Source code of charts

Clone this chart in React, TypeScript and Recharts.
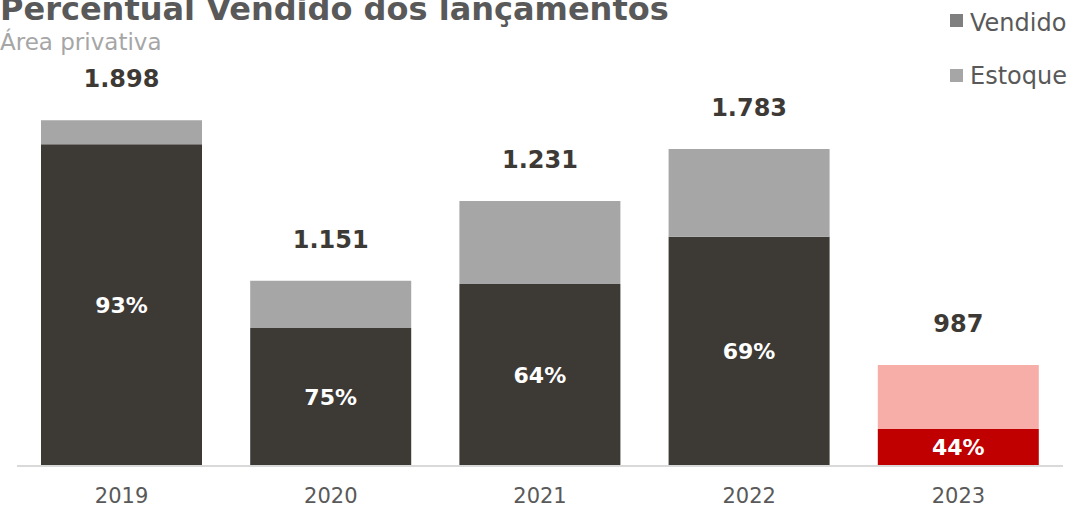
import React from "react";
import { BarChart, Bar, XAxis, YAxis, Cell, LabelList } from "recharts";

const years = ["2019", "2020", "2021", "2022", "2023"];
const vendido = [1764, 757, 998, 1257, 203];
const estoque = [132, 258, 455, 481, 351];
const totalLabels = ["1.898", "1.151", "1.231", "1.783", "987"];
const pctLabels = ["93%", "75%", "64%", "69%", "44%"];

const dark = "#3d3935";
const gray = "#a6a6a6";
const red = "#c00000";
const pink = "#f8aea8";
const font = "'DejaVu Sans', sans-serif";

const data = years.map((y, i) => ({
    year: y,
    vendido: vendido[i],
    estoque: estoque[i],
    total: totalLabels[i],
    pct: pctLabels[i],
}));

const TotalLabel = (props: any) => {
    const { x, y, width, value } = props;
    return (
        <text
            x={x + width / 2}
            y={y - 33}
            textAnchor="middle"
            fill={dark}
            fontSize={24}
            fontWeight="bold"
            fontFamily={font}
        >
            {value}
        </text>
    );
};

const legendText = { position: "absolute" as const, left: 970, fontFamily: font, fontSize: 24, lineHeight: "24px", color: "#595959", whiteSpace: "nowrap" as const };

const App = () => {
    const last = years.length - 1;
    return (
        <div style={{ position: "absolute", left: 0, top: 0, width: 1073, height: 509, overflow: "hidden", background: "#fff" }}>
            <div style={{ position: "absolute", left: 0, top: -7, fontFamily: font, fontWeight: "bold", fontSize: 32, lineHeight: "32px", color: "#595959", whiteSpace: "nowrap" }}>
                Percentual Vendido dos lançamentos
            </div>
            <div style={{ position: "absolute", left: 0, top: 31, fontFamily: font, fontSize: 23, lineHeight: "23px", color: gray, whiteSpace: "nowrap" }}>
                Área privativa
            </div>
            {/* legenda */}
            <div style={{ position: "absolute", left: 950, top: 14, width: 13, height: 13, background: "#7f7f7f" }} />
            <div style={{ ...legendText, top: 11 }}>Vendido</div>
            <div style={{ position: "absolute", left: 950, top: 69, width: 13, height: 13, background: gray }} />
            <div style={{ ...legendText, top: 64 }}>Estoque</div>
            <BarChart
                width={1073}
                height={509}
                data={data}
                margin={{ top: 10, right: 10, left: 17, bottom: 0 }}
                barCategoryGap={24}
                style={{ position: "absolute", left: 0, top: 0 }}
            >
                <XAxis
                    dataKey="year"
                    height={43}
                    tickLine={false}
                    tickMargin={16}
                    axisLine={{ stroke: "#d9d9d9", strokeWidth: 2 }}
                    tick={{ fill: "#595959", fontSize: 21, fontFamily: font }}
                />
                <YAxis hide domain={[0, 2500]} />
                <Bar dataKey="vendido" stackId="a" isAnimationActive={false}>
                    {data.map((d, i) => (
                        <Cell key={d.year} fill={i === last ? red : dark} />
                    ))}
                    <LabelList dataKey="pct" position="center" fill="#ffffff" fontSize={22} fontWeight="bold" fontFamily={font} />
                </Bar>
                <Bar dataKey="estoque" stackId="a" isAnimationActive={false}>
                    {data.map((d, i) => (
                        <Cell key={d.year} fill={i === last ? pink : gray} />
                    ))}
                    <LabelList dataKey="total" content={<TotalLabel />} />
                </Bar>
            </BarChart>
        </div>
    );
};

export default App;
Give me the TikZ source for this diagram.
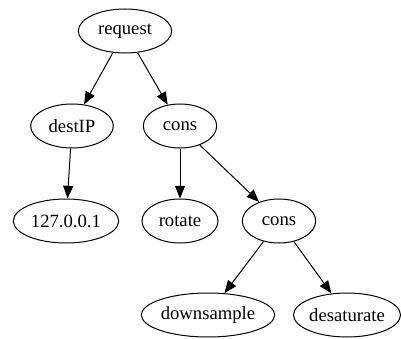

** What to produce **
Print the entries above exactly, taking out only the pictures.

** Exercise answer **
Clone this chart in React, TypeScript and Recharts.
import React from "react";
import { BarChart, Bar, XAxis, YAxis, Cell, LabelList } from "recharts";

const years = ["2019", "2020", "2021", "2022", "2023"];
const vendido = [1764, 757, 998, 1257, 203];
const estoque = [132, 258, 455, 481, 351];
const totalLabels = ["1.898", "1.151", "1.231", "1.783", "987"];
const pctLabels = ["93%", "75%", "64%", "69%", "44%"];

const dark = "#3d3935";
const gray = "#a6a6a6";
const red = "#c00000";
const pink = "#f8aea8";
const font = "'DejaVu Sans', sans-serif";

const data = years.map((y, i) => ({
    year: y,
    vendido: vendido[i],
    estoque: estoque[i],
    total: totalLabels[i],
    pct: pctLabels[i],
}));

const TotalLabel = (props: any) => {
    const { x, y, width, value } = props;
    return (
        <text
            x={x + width / 2}
            y={y - 33}
            textAnchor="middle"
            fill={dark}
            fontSize={24}
            fontWeight="bold"
            fontFamily={font}
        >
            {value}
        </text>
    );
};

const legendText = { position: "absolute" as const, left: 970, fontFamily: font, fontSize: 24, lineHeight: "24px", color: "#595959", whiteSpace: "nowrap" as const };

const App = () => {
    const last = years.length - 1;
    return (
        <div style={{ position: "absolute", left: 0, top: 0, width: 1073, height: 509, overflow: "hidden", background: "#fff" }}>
            <div style={{ position: "absolute", left: 0, top: -7, fontFamily: font, fontWeight: "bold", fontSize: 32, lineHeight: "32px", color: "#595959", whiteSpace: "nowrap" }}>
                Percentual Vendido dos lançamentos
            </div>
            <div style={{ position: "absolute", left: 0, top: 31, fontFamily: font, fontSize: 23, lineHeight: "23px", color: gray, whiteSpace: "nowrap" }}>
                Área privativa
            </div>
            {/* legenda */}
            <div style={{ position: "absolute", left: 950, top: 14, width: 13, height: 13, background: "#7f7f7f" }} />
            <div style={{ ...legendText, top: 11 }}>Vendido</div>
            <div style={{ position: "absolute", left: 950, top: 69, width: 13, height: 13, background: gray }} />
            <div style={{ ...legendText, top: 64 }}>Estoque</div>
            <BarChart
                width={1073}
                height={509}
                data={data}
                margin={{ top: 10, right: 10, left: 17, bottom: 0 }}
                barCategoryGap={24}
                style={{ position: "absolute", left: 0, top: 0 }}
            >
                <XAxis
                    dataKey="year"
                    height={43}
                    tickLine={false}
                    tickMargin={16}
                    axisLine={{ stroke: "#d9d9d9", strokeWidth: 2 }}
                    tick={{ fill: "#595959", fontSize: 21, fontFamily: font }}
                />
                <YAxis hide domain={[0, 2500]} />
                <Bar dataKey="vendido" stackId="a" isAnimationActive={false}>
                    {data.map((d, i) => (
                        <Cell key={d.year} fill={i === last ? red : dark} />
                    ))}
                    <LabelList dataKey="pct" position="center" fill="#ffffff" fontSize={22} fontWeight="bold" fontFamily={font} />
                </Bar>
                <Bar dataKey="estoque" stackId="a" isAnimationActive={false}>
                    {data.map((d, i) => (
                        <Cell key={d.year} fill={i === last ? pink : gray} />
                    ))}
                    <LabelList dataKey="total" content={<TotalLabel />} />
                </Bar>
            </BarChart>
        </div>
    );
};

export default App;
Give me the TikZ source for this diagram.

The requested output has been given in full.